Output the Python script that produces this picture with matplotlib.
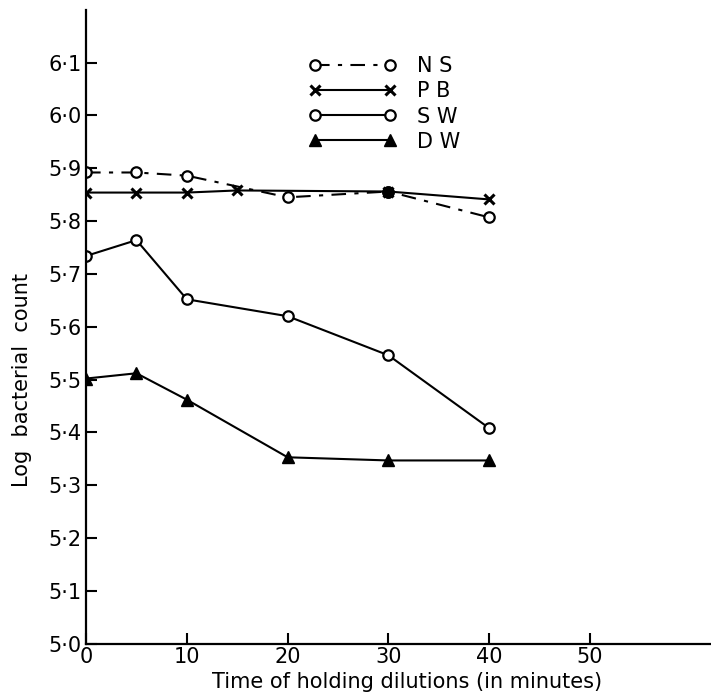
import numpy as np
import matplotlib
matplotlib.use('Agg')
import matplotlib.pyplot as plt

plt.rcParams['font.family'] = ['DejaVu Sans']

# 稀释液放置时间 (分钟) 与细菌计数的对数
ns_x = [0, 5, 10, 20, 30, 40]
ns_y = [5.892, 5.892, 5.886, 5.845, 5.856, 5.807]
pb_x = [0, 5, 10, 15, 30, 40]
pb_y = [5.854, 5.854, 5.854, 5.858, 5.856, 5.841]
sw_x = [0, 5, 10, 20, 30, 40]
sw_y = [5.734, 5.764, 5.652, 5.620, 5.546, 5.408]
dw_x = [0, 5, 10, 20, 30, 40]
dw_y = [5.502, 5.512, 5.462, 5.353, 5.347, 5.347]

xticks = [0, 10, 20, 30, 40, 50]
yticks = [5.0, 5.1, 5.2, 5.3, 5.4, 5.5, 5.6, 5.7, 5.8, 5.9, 6.0, 6.1]
ylabels = ['5·0', '5·1', '5·2', '5·3', '5·4', '5·5', '5·6', '5·7', '5·8', '5·9', '6·0', '6·1']

fig = plt.figure(figsize=(7.11, 6.96), dpi=100)
ax = fig.add_axes([0.121, 0.075, 0.879, 0.911])

lw = 1.5
ax.plot(ns_x, ns_y, color='k', lw=lw, ls=(0, (7, 4, 2, 4)), marker='o', ms=7.5,
        mfc='white', mec='k', mew=1.6, label='N S')
ax.plot(ns_x[4], ns_y[4], 'o', color='k', ms=8)
ax.plot(pb_x, pb_y, color='k', lw=lw, marker='x', ms=7, mew=2.2, label='P B')
ax.plot(sw_x, sw_y, color='k', lw=lw, marker='o', ms=7.5, mfc='white', mec='k',
        mew=1.6, label='S W')
ax.plot(dw_x, dw_y, color='k', lw=lw, marker='^', ms=8, label='D W')

ax.set_xlim(0, 62)
ax.set_ylim(5.0, 6.2)
ax.set_xticks(xticks)
ax.set_yticks(yticks)
ax.set_yticklabels(ylabels)
ax.tick_params(direction='in', length=8, width=1.5, labelsize=15, pad=2)
ax.tick_params(axis='y', pad=3)
for s in ['top', 'right']:
    ax.spines[s].set_visible(False)
for s in ['left', 'bottom']:
    ax.spines[s].set_linewidth(1.6)

ax.set_ylabel('Log  bacterial  count', fontsize=15)
ax.yaxis.set_label_coords(-0.086, 0.416)
ax.set_xlabel('Time of holding dilutions (in minutes)', fontsize=15)
ax.xaxis.set_label_coords(0.514, -0.045)

ax.legend(loc='upper left', bbox_to_anchor=(0.343, 0.94), frameon=False,
          numpoints=2, handlelength=4.2, fontsize=15, labelspacing=0.25,
          handletextpad=1.0, borderaxespad=0)

fig.savefig('out.png', dpi=100)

- [Task to carry out]:
Return nothing but the lines running from the start of the data to the line with "plt.rcParams['font.family'] = ['DejaVu Sans']", please, both ends included and no pictures.

- [Result for this task]:
Output the Python script that produces this picture with matplotlib.
import numpy as np
import matplotlib
matplotlib.use('Agg')
import matplotlib.pyplot as plt

plt.rcParams['font.family'] = ['DejaVu Sans']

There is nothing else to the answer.